What you have to do ▸ Gather up every line from the entries below that uses the word "this".

===== Available records

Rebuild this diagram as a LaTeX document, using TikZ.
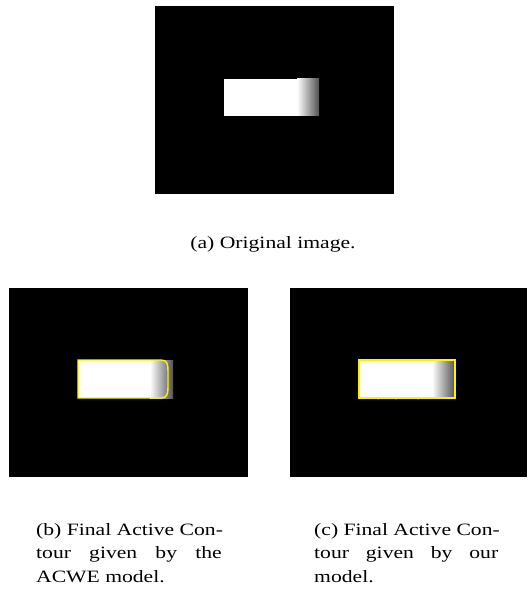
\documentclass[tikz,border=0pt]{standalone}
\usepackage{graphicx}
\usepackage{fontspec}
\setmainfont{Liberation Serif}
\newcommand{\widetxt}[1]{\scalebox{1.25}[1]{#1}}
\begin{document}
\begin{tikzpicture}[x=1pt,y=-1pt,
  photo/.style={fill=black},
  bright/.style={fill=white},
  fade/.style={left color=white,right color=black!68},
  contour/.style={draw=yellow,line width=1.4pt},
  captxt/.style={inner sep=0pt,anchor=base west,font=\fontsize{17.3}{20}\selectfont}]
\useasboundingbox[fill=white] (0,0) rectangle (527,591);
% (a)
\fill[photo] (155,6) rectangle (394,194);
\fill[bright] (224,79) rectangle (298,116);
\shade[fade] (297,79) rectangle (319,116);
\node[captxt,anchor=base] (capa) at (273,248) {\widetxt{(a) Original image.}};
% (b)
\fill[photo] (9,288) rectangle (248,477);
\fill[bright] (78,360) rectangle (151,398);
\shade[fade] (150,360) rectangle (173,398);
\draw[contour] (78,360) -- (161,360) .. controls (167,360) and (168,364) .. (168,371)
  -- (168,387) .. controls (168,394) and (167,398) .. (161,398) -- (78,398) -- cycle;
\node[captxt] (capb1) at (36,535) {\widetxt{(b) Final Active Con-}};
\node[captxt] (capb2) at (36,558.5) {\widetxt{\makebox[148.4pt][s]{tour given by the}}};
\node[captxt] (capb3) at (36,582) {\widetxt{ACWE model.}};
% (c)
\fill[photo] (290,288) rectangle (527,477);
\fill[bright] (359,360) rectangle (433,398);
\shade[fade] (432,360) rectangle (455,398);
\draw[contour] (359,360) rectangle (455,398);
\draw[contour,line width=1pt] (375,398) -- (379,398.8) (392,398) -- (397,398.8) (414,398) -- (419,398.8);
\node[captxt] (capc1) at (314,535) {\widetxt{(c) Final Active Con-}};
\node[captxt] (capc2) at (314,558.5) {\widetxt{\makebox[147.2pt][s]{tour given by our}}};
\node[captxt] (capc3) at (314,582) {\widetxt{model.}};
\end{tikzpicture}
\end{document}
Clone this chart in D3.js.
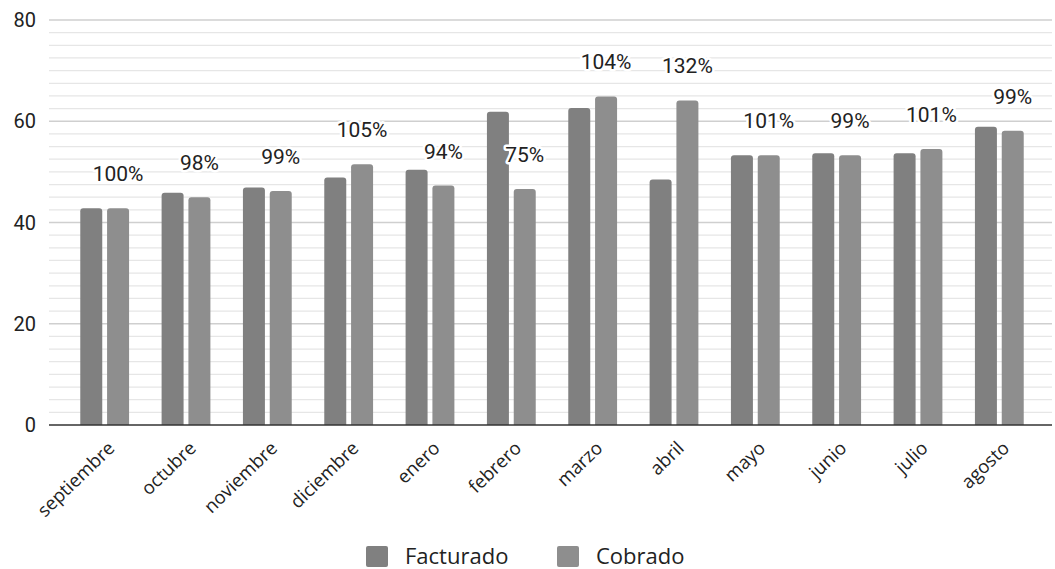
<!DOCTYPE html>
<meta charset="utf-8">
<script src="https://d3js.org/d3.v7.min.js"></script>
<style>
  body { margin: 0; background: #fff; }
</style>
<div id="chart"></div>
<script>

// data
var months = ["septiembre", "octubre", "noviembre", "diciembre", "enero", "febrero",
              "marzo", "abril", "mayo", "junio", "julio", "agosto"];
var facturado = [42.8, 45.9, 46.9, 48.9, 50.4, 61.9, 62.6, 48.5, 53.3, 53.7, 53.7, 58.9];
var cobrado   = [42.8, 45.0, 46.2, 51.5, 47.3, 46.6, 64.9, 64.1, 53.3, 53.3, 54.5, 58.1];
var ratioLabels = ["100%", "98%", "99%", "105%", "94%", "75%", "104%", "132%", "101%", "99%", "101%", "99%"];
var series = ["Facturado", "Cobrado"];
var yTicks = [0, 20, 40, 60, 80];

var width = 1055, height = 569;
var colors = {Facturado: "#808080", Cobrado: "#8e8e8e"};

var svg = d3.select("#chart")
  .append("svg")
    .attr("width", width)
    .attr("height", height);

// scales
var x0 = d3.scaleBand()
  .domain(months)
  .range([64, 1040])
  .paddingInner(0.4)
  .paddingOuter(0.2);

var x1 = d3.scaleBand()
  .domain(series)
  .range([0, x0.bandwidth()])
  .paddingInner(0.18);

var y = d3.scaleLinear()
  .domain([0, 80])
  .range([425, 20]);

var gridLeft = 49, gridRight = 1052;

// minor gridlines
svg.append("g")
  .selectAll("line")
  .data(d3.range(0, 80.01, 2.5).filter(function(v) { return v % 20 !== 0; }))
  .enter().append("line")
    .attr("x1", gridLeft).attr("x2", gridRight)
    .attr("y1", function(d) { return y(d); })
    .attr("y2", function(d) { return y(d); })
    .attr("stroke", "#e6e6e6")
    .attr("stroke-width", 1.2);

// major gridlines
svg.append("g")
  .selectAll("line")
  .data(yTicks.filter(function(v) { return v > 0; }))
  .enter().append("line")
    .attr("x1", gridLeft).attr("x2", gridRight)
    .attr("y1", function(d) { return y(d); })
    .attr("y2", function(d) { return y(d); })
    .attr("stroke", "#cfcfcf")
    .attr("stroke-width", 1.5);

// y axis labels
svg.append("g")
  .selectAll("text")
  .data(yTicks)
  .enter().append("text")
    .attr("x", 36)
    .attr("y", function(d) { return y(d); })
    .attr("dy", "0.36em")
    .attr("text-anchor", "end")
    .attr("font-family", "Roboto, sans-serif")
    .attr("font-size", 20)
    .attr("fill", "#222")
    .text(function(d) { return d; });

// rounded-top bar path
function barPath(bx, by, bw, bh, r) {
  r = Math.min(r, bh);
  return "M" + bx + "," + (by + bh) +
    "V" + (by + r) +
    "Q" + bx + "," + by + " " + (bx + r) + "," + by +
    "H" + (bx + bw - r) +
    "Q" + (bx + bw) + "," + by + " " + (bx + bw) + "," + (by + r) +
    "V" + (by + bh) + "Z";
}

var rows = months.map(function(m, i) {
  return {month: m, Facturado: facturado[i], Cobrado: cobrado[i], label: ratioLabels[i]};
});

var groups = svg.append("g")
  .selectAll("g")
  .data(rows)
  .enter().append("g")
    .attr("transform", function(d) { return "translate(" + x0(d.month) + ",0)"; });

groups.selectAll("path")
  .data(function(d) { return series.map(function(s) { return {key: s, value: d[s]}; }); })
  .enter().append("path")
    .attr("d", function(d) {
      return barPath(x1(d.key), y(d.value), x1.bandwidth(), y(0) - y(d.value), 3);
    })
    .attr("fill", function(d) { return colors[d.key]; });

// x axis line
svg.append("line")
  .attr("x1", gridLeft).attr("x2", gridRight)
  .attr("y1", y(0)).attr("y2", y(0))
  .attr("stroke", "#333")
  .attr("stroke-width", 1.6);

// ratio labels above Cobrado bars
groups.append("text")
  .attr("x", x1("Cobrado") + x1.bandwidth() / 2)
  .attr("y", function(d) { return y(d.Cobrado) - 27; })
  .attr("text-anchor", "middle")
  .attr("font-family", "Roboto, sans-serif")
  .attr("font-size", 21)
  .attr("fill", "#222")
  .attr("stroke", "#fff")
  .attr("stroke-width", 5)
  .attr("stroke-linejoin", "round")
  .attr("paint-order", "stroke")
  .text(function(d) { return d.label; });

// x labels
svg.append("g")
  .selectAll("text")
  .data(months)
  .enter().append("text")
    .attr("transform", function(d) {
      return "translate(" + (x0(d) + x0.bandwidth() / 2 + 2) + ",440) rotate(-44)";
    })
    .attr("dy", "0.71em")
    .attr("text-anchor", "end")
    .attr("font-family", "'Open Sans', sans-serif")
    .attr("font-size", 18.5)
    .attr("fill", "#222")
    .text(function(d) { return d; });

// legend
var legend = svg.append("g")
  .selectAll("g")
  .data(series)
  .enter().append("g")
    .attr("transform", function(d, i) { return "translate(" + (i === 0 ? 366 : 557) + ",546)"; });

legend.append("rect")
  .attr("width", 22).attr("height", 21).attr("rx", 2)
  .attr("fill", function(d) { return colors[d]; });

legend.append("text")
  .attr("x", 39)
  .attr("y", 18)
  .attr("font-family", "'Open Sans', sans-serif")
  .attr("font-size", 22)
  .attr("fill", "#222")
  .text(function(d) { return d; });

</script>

==========

Exercise result ▸
Rebuild this diagram as a LaTeX document, using TikZ.
Clone this chart in D3.js.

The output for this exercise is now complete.